In 2016, we recruited renowned genomics experts Richard Wilson, PhD, and Elaine Mardis, PhD, and created the Institute for Genomic Medicine. This team is accelerating the discovery of disease-causing genes and using a patient's genomic data to guide treatment.
As part of our strategic plan, we are working to bridge the gap between basic research and clinical genomics. The Institute for Genomic Medicine's clinical and genomic services laboratories, computational genomics, technology development group and translational research programs fall under the same umbrella, collaborating to focus on more than just DNA.
The Institute's recently developed cancer protocol is aimed at moving genomics into direct patient care. It is designed to elucidate the genomics of a patient's tumor and to make some tests available to patients prior to clinical availability.
The cancer protocol starts with patient nominations from our oncologists. In most cases, the patients have tumors that did not respond to prior rounds of therapy or have recurred. Selected patients are invited to have a full genomic analysis performed.

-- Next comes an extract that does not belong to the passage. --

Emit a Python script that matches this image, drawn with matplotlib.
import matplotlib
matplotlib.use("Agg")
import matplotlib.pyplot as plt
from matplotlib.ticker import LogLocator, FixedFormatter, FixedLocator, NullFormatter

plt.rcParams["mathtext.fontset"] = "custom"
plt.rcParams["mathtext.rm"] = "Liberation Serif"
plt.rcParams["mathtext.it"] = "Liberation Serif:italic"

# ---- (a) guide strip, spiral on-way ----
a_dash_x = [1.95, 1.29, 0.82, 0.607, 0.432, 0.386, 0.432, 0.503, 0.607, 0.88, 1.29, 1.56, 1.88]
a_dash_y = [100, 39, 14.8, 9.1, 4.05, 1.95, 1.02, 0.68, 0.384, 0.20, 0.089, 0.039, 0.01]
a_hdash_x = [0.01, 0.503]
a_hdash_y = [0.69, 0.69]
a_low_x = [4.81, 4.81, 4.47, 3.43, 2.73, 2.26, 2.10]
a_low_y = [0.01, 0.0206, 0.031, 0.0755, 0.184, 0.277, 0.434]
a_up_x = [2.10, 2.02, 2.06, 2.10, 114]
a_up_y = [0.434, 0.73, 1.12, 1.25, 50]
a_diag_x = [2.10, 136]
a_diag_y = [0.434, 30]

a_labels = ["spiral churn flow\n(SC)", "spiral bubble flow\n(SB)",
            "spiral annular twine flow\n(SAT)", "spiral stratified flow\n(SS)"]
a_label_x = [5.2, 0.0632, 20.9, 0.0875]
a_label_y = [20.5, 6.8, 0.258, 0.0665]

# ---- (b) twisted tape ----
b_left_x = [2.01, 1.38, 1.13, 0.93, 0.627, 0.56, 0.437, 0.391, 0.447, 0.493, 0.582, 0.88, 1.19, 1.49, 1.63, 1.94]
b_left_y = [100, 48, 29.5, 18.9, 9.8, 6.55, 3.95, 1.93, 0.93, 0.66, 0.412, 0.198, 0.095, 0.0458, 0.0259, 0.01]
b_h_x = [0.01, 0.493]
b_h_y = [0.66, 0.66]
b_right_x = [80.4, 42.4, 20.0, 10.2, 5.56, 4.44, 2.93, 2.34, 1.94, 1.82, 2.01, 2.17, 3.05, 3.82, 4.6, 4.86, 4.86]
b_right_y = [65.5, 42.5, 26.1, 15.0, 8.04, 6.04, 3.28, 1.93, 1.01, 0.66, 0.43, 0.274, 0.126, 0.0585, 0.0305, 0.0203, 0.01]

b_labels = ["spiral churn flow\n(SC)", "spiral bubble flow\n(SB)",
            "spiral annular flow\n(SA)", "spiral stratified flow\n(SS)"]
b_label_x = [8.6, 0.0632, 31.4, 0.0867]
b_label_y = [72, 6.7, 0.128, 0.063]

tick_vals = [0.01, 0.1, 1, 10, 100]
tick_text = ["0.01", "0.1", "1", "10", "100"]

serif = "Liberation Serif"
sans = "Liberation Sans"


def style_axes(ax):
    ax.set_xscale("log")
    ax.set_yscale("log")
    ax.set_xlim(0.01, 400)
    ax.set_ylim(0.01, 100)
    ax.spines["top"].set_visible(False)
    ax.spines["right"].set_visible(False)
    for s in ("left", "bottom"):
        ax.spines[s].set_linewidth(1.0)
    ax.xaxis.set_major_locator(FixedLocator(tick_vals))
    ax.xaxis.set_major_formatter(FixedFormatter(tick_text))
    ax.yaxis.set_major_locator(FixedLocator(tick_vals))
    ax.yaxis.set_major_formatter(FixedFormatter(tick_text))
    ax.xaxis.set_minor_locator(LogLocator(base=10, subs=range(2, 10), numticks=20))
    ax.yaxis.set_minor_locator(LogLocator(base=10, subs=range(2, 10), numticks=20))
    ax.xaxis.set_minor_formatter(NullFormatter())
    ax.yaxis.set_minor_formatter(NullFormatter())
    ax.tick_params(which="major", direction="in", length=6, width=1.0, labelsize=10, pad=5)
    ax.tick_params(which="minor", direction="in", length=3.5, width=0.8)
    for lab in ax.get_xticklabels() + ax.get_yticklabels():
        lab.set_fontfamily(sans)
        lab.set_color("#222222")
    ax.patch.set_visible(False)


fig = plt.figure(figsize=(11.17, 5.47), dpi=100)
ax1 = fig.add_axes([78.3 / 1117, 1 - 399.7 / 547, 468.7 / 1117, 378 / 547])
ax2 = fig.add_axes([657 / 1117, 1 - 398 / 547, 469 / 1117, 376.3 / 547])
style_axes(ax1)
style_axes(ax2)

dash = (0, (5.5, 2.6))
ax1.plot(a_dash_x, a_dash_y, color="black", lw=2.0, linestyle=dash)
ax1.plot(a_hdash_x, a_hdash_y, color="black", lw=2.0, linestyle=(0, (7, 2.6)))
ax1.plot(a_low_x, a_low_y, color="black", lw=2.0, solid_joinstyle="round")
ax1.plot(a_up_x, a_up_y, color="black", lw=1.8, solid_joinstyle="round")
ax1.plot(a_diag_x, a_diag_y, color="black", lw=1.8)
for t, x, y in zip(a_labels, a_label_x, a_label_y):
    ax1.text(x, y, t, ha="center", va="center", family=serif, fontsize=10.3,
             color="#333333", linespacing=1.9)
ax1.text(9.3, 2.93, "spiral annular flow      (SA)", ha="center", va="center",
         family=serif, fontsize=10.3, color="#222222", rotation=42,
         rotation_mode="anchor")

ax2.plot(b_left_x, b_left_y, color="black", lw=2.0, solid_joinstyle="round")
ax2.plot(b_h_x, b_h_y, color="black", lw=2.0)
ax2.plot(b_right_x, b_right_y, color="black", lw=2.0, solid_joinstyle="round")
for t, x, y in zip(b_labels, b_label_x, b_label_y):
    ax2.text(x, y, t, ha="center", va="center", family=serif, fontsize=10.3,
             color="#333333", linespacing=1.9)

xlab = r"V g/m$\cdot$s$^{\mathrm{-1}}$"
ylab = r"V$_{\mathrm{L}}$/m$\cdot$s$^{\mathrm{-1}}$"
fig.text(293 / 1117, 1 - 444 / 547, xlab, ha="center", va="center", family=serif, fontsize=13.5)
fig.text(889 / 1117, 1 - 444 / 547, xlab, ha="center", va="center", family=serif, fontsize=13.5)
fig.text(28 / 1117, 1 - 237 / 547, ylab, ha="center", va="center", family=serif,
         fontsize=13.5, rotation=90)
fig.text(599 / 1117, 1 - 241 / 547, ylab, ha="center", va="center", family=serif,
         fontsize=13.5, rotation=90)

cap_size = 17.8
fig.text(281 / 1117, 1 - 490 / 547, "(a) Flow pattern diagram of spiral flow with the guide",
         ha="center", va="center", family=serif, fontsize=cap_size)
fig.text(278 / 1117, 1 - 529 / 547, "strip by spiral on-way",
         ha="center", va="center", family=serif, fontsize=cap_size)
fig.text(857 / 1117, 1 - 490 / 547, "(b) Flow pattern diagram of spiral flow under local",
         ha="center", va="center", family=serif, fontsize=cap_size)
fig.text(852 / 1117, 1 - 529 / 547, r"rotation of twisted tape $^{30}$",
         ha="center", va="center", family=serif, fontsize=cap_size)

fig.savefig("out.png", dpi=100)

Institute faculty then study tumor and normal DNA and compare the sequences of all known genes. They look for cancer susceptibility genes by testing the normal cells' DNA, and examining both the cancer DNA and RNA for clues to what is driving a patient's cancer and might help guide therapy.
This is what physician-scientists around the world mean when they talk about a future of “precision medicine.” If genomics is the science of investigating the genetic code, gene therapy is a promising method to address those disease-causing findings.

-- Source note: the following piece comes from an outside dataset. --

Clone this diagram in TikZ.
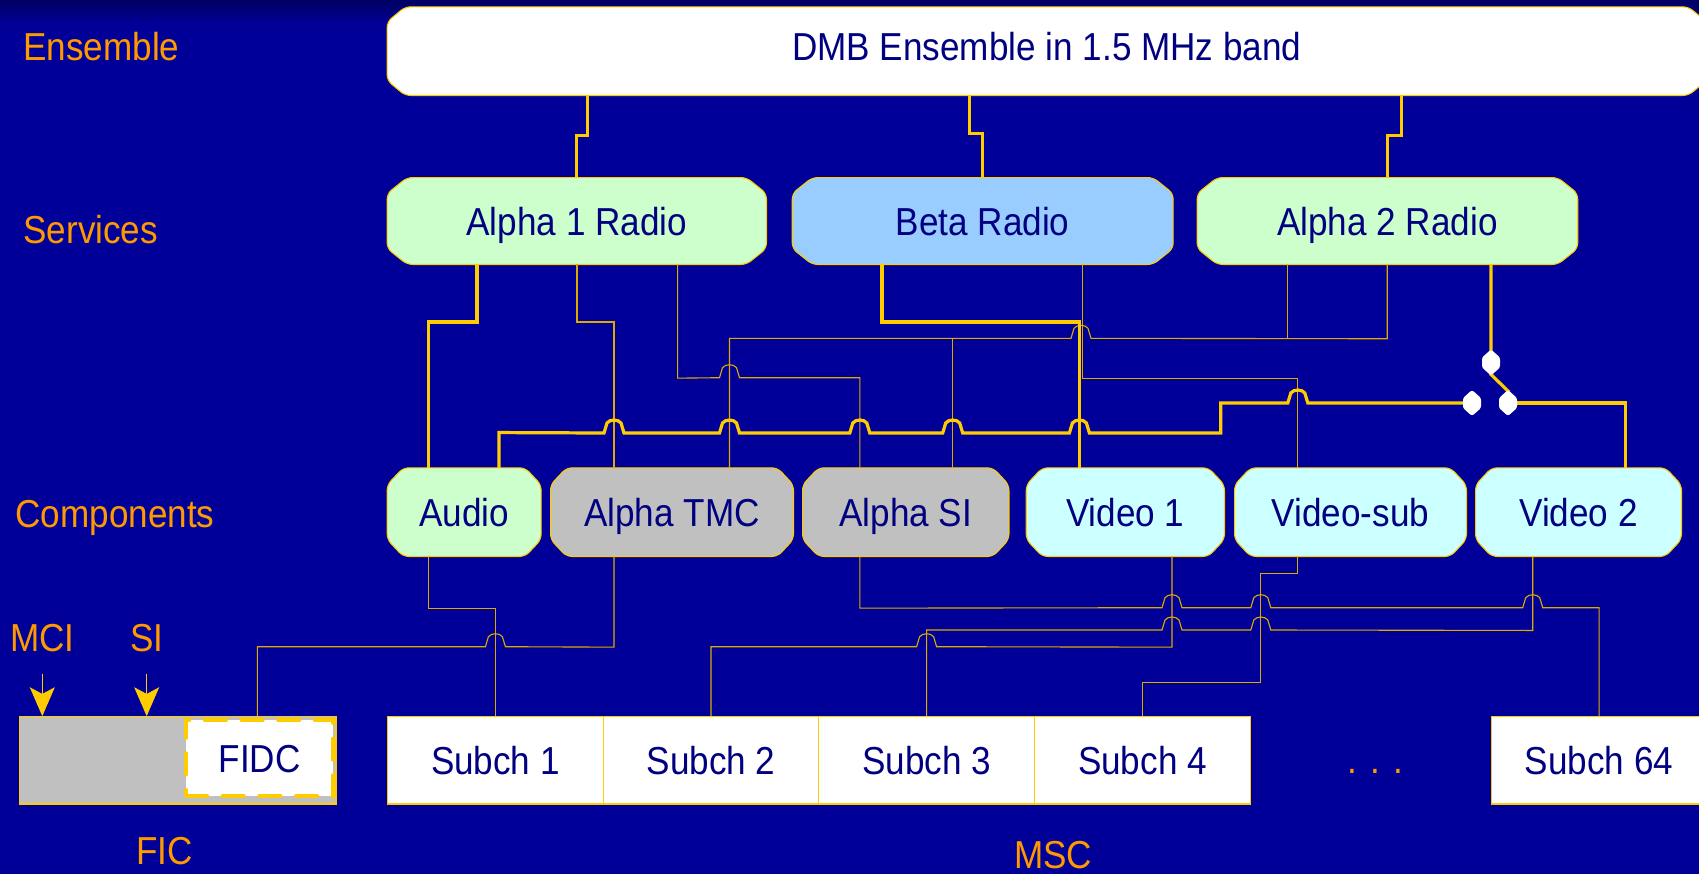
\documentclass[tikz,border=0pt]{standalone}
\usepackage{fontspec}
\setmainfont{Liberation Sans}[FakeStretch=0.9]
\usetikzlibrary{calc,arrows.meta}
\pgfdeclarelayer{bgl}
\pgfdeclarelayer{shp}
\pgfsetlayers{bgl,shp,main}
\definecolor{bgblue}{RGB}{0,0,153}
\definecolor{bgtop}{RGB}{0,0,100}
\definecolor{ylw}{RGB}{255,204,0}
\definecolor{thinc}{RGB}{221,170,0}
\definecolor{orng}{RGB}{255,153,0}
\definecolor{navy}{RGB}{0,0,128}
\definecolor{lgreen}{RGB}{204,255,204}
\definecolor{lblue}{RGB}{153,204,255}
\definecolor{lcyan}{RGB}{204,255,255}
\definecolor{lgray}{RGB}{192,192,192}
\newcommand{\hopR}[2]{-- ({#1-10},#2) -- ({#1-7},{#2-10}) .. controls ({#1-4},{#2-14}) and ({#1+4},{#2-14}) .. ({#1+7},{#2-10}) -- ({#1+10},#2)}
\newcommand{\hopL}[2]{-- ({#1+10},#2) -- ({#1+7},{#2-10}) .. controls ({#1+4},{#2-14}) and ({#1-4},{#2-14}) .. ({#1-7},{#2-10}) -- ({#1-10},#2)}
\newcommand{\chbox}[4]{\path[boxline,fill=#2] ($(#1.north west)+(#3,0)$) -- ($(#1.north east)+(-#3,0)$) -- ($(#1.north east)+(0,#4)$) -- ($(#1.south east)+(0,-#4)$) -- ($(#1.south east)+(-#3,0)$) -- ($(#1.south west)+(#3,0)$) -- ($(#1.south west)+(0,-#4)$) -- ($(#1.north west)+(0,#4)$) -- cycle;}
\newcommand{\contact}[1]{\fill[white, rounded corners=1pt] ($(#1)+(0,-13)$) -- ($(#1)+(9,-5)$) -- ($(#1)+(9,5)$) -- ($(#1)+(0,13)$) -- ($(#1)+(-9,5)$) -- ($(#1)+(-9,-5)$) -- cycle;}
\begin{document}
\begin{tikzpicture}[x=0.45pt,y=-0.45pt,
  every node/.style={inner sep=0pt, font=\fontsize{17.55}{20}\selectfont},
  bx/.style 2 args={rectangle, minimum width=#1*0.45pt, minimum height=#2*0.45pt, text=navy, text height=12.6pt, text depth=0pt},
  sub/.style={bx={215.6}{87.3}, draw=ylw, line width=0.5pt, fill=white},
  lbl/.style={text=orng, anchor=base west},
  olbl/.style={text=orng, anchor=base},
  thk/.style={draw=ylw, line width=1.45pt},
  thn/.style={draw=thinc, line width=0.5pt},
  boxline/.style={draw=ylw, line width=0.5pt, rounded corners=2.5pt},
  arr/.style={draw=ylw, line width=0.5pt, -{Stealth[length=13pt,width=11.25pt,inset=3pt]}}]
\useasboundingbox (0,0) rectangle (1699,874);
\begin{pgfonlayer}{bgl}
\fill[bgblue] (0,0) rectangle (1699,874);
\shade[top color=bgtop, bottom color=bgblue] (0,0) rectangle (1699,25);
\end{pgfonlayer}

% left labels
\node[lbl] (lens) at (23,60) {Ensemble};
\node[lbl] (lser) at (23,243) {Services};
\node[lbl] (lcomp) at (15,527.3) {Components};
\node[olbl] (lmci) at (42.3,651.7) {MCI};
\node[olbl] (lsi) at (146.7,651.7) {SI};
\node[olbl] (lfic) at (164.4,864) {FIC};
\node[olbl] (lmsc) at (1053.3,868) {MSC};
\node[olbl] (dots) at (1375.5,773) {. . .};

% ensemble
\node[bx={1318.4}{87.7}, text depth=4.5pt] (ens) at (1046.8,51.15) {DMB Ensemble in 1.5 MHz band};
% services
\node[bx={378.4}{86}] (a1) at (576.8,221) {Alpha 1 Radio};
\node[bx={380}{86}] (beta) at (982.7,221) {Beta Radio};
\node[bx={379.7}{86}] (a2) at (1387.45,221) {Alpha 2 Radio};
% components
\node[bx={153.1}{87.7}] (audio) at (464.15,512.15) {Audio};
\node[bx={242}{87.7}] (tmc) at (672,512.15) {Alpha TMC};
\node[bx={205.5}{87.7}] (si) at (905.75,512.15) {Alpha SI};
\node[bx={197.3}{87.7}] (v1) at (1125.35,512.15) {Video 1};
\node[bx={231}{87.7}] (vsub) at (1350.5,512.15) {Video-sub};
\node[bx={205}{87.7}] (v2) at (1578.5,512.15) {Video 2};

\begin{pgfonlayer}{shp}
\chbox{ens}{white}{18}{15}
\chbox{a1}{lgreen}{20}{16}
\chbox{beta}{lblue}{20}{16}
\chbox{a2}{lgreen}{20}{16}
\chbox{audio}{lgreen}{16}{17}
\chbox{tmc}{lgray}{16}{17}
\chbox{si}{lgray}{16}{17}
\chbox{v1}{lcyan}{16}{17}
\chbox{vsub}{lcyan}{16}{17}
\chbox{v2}{lcyan}{16}{17}
\end{pgfonlayer}

% sub-channels
\node[sub] (s1) at (495.4,760.35) {Subch 1};
\node[sub] (s2) at (711,760.35) {Subch 2};
\node[sub] (s3) at (926.6,760.35) {Subch 3};
\node[sub] (s4) at (1142.45,760.35) {Subch 4};
\node[sub] (s64) at (1599.1,760.35) {Subch 64};

% FIC
\node[rectangle, draw=ylw, line width=0.5pt, fill=lgray, minimum width=316.7*0.45pt, minimum height=87.3*0.45pt] (fic) at (177.65,760.35) {};
\node[bx={147}{76}, fill=white, draw=ylw, line width=1.8pt, dash pattern=on 9.5pt off 7pt, line cap=round] (fidc) at (259.5,758) {FIDC};

\draw[arr] ($(lmci.south)+(0,21)$) -- (lmci.south |- fic.north);
\draw[arr] ($(lsi.south)+(0,21)$) -- (lsi.south |- fic.north);

% ensemble -> services
\draw[thk] ($(ens.south west)+(200.4,0)$) -- ++(0,40) -| (a1.north);
\draw[thk] ($(ens.south west)+(582.6,0)$) -- ++(0,38) -| (beta.north);
\draw[thk] ($(ens.south west)+(1014.7,0)$) -- ++(0,40) -| (a2.north);

% switch contacts
\coordinate (ct1) at (1472,403);
\coordinate (ct2) at (1508,403);
\coordinate (ct3) at (1491,362.5);

% services -> components (thin)
\draw[thn] ($(a1.south)+(0.2,0)$) -- ++(0,57.5) -| ($(tmc.north)+(-58,0)$);
\draw[thn] ($(a1.south)+(100.8,0)$) -- ++(0,113.7) \hopR{729.5}{377.7} -| ($(si.north)+(-45.95,0)$);
\draw[thn] ($(beta.south)+(99.8,0)$) -- ++(0,113.7) -| ($(vsub.north)+(-52.7,0)$);
\draw[thn] ($(a2.south)+(-0.25,0)$) -- ++(0,74.3) \hopL{1081}{338.3} -| ($(tmc.north)+(57.5,0)$);
\draw[thn] ($(a2.south)+(-99.95,0)$) -- ++(0,74.3);
\draw[thn] ($(si.north)+(46.95,-130)$) -- ($(si.north)+(46.95,0)$);

% services -> components (thick)
\draw[thk] ($(a1.south)+(-99.8,0)$) -- ++(0,57.5) -| ($(audio.north)+(-35.95,0)$);
\draw[thk] ($(beta.south)+(-100.7,0)$) -- ++(0,57.5) -| ($(v1.north)+(-45.95,0)$);
\draw[thk] ($(audio.north)+(34.85,0)$) -- ++(0,-35.3) \hopR{614}{433} \hopR{729.5}{433} \hopR{859.8}{433} \hopR{952.7}{433} \hopR{1079.4}{433} -- (1220.7,433) -- (1220.7,403) \hopR{1297.8}{403} -- (ct1);
\draw[thk] ($(a2.south)+(103.5,0)$) -- (ct3);
\draw[thk] ($(ct3)+(-1,11)$) -- ($(ct2)+(1,-11)$);
\draw[thk] (ct2) -| ($(v2.north)+(47,0)$);
\contact{ct1}
\contact{ct2}
\contact{ct3}

% components -> sub-channels
\draw[thn] ($(audio.south)+(-35.95,0)$) -- ++(0,51.7) -| (s1.north);
\draw[thn] ($(tmc.south)+(-58,0)$) -- ++(0,90.7) \hopL{495.4}{646.7} -| ($(fic.north)+(79.7,0)$);
\draw[thn] ($(si.south)+(-45.85,0)$) -- ++(0,51.7) \hopR{1172}{607.7} \hopR{1260.8}{607.7} \hopR{1532.7}{607.7} -| (s64.north);
\draw[thn] ($(v2.south)+(-45.8,0)$) -- ++(0,74) \hopL{1260.8}{630} \hopL{1172}{630} -| (s3.north);
\draw[thn] ($(v1.south)+(46.65,0)$) -- ++(0,90.7) \hopL{926.6}{646.7} -| (s2.north);
\draw[thn] ($(vsub.south)+(-52.7,0)$) -- ++(0,17.3) -- ++(-37,0) -- ++(0,108.4) -| (s4.north);
\end{tikzpicture}
\end{document}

After more than 20 years of research into gene transfer, it is finally reaching the clinic in a meaningful way. Part of this is based on the increasingly successful development of the viral vector systems we now use, adeno-associated viruses (AAVs), which have become the workhorses for gene therapy. After years of preclinical research with AAV vectors, gene therapies for many single-gene disorders are now in clinical trials. Some have already shown extraordinary promise for changing the disease course for devastating childhood illnesses.

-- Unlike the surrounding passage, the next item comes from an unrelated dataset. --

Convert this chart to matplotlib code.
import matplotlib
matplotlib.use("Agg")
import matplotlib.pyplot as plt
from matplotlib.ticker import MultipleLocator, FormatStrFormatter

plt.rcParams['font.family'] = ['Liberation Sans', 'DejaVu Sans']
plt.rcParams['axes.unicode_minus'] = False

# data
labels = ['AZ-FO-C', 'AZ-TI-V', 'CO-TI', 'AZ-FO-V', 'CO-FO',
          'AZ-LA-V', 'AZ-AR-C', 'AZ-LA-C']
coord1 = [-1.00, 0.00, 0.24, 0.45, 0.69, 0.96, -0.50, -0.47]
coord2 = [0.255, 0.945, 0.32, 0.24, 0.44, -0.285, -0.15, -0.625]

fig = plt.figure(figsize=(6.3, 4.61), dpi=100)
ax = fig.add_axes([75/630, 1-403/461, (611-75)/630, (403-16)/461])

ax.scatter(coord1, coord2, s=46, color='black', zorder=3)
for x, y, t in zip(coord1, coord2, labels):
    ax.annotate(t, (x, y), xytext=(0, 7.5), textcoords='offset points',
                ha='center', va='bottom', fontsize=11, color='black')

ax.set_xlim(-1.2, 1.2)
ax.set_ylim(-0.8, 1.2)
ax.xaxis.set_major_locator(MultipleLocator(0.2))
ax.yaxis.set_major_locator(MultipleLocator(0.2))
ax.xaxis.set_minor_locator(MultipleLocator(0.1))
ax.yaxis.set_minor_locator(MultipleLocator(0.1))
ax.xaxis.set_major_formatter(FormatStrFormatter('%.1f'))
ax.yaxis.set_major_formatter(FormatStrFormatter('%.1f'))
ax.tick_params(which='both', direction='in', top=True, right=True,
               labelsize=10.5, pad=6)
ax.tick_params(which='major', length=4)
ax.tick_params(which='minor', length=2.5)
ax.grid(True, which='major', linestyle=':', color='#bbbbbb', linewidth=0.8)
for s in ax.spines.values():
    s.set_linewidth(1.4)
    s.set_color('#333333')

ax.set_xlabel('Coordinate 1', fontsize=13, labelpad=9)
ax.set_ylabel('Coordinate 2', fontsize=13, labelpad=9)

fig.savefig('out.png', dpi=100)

Some of the most striking published results so far have been in gene transfer of the SMN1 gene into patients with spinal muscular atrophy type 1, where the first human trial showed a dramatic improvement in outcomes. This devastating disorder affects the motor neurons, and typically causes death or the need for mechanical ventilation by the age of two years. Using a vector developed by Dr. Brian Kaspar in his lab at Nationwide Children's, Dr. Jerry Mendell, a renowned neurologist and scientist at Nationwide Children's, and his team treated 15 patients with systemic delivery of an AAV9 vector carrying the SMN gene. They showed it was safe, but more remarkably, all of the patients were alive or without mechanical ventilation at age 20 months, as compared to only the 8 percent expected based upon natural history studies. This is a dramatic change in the clinical course, and has the potential to change treatment of the disease around the world. This study was voted by the readers of Science as a 2017 Breakthrough of the Year.
Nationwide Children's has a vision of continued genetic discovery and therapeutic development. We have submitted more than 15 active gene therapy Investigational New Drug applications, with more in the near future. Our investment in genomics makes genetic discoveries possible; our commitment to gene therapy drives innovative therapeutic development. We are focused on the future of child health, and working to make novel therapies a reality today.